Mathrubootham worked as a software engineer and even started a computer education outfit before getting a foothold at cloud services firm Zoho in 2001. He spent almost a decade there developing multiple products and learning the nuances of scaling up a business. (Zoho founder Sridhar Vembu and his family featured among India’s richest with net worth of $2.44 billion on the 2020 list of India’s 100 richest.)

Realizing that there was an untapped opportunity in the customer support area, Mathrubootham quit Zoho in 2010 to start his own venture with five former colleagues. They took a 700 square-foot office in a Chennai suburb, at a monthly rental of $100.

Freshdesk started with just one product—a helpdesk at a low price. His bet was that the customer support industry would be boosted by the tailwinds of surging cloud adoption; the increasing use of social media in customer support and the growth in mobile services.

Having never met a VC until then—he didn’t even know what a term sheet was— Mathrubootham nonetheless impressed Shekhar Kirani, a partner at venture capital firm Accel. When Kirani first visited the company’s office, he noticed that there was old and mismatched furniture but it sported six shiny Macs. Impressed by Mathrubootham’s focus on what mattered, Kirani got Accel to invest $1 million for a 23 % stake. Accel now holds a 26% stake valued at more than $3 billion.

Mathrubootham moved to the U.S. in 2019 to be closer to the North American market which accounts for more than 40% of its revenue. Nowadays, he spends time mentoring startups and is either an investor or advisor in more than 50 of them. He’s also the founding member of SaaSBoomi, an Asia-wide community of founders and product builders in the SaaS space.
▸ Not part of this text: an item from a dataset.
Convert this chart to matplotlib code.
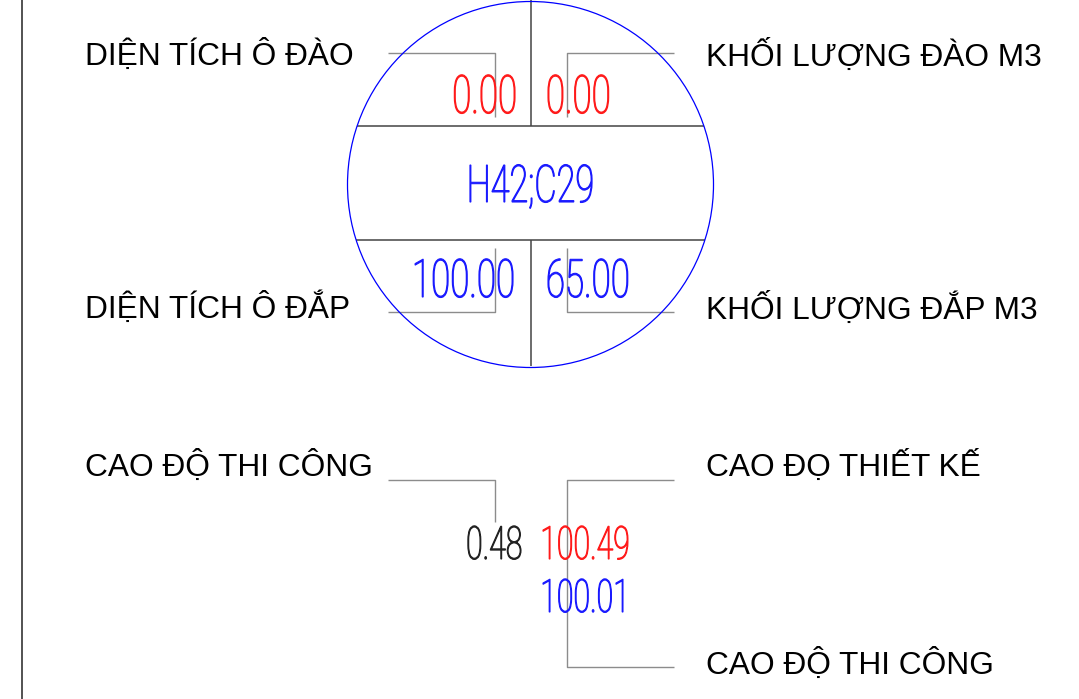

Mathrubootham has not forgotten his Tamil roots. His IPO was codenamed “Project SuperStar,” after South Indian movie icon Rajinikanth, whom he idolizes. When he quit a well-paying job to plunge into unchartered entrepreneurial waters, he’d explained to his wife: “This is not for me to buy a BMW but for every employee to buy a BMW.” Mathrubootham has finally made good on that promise.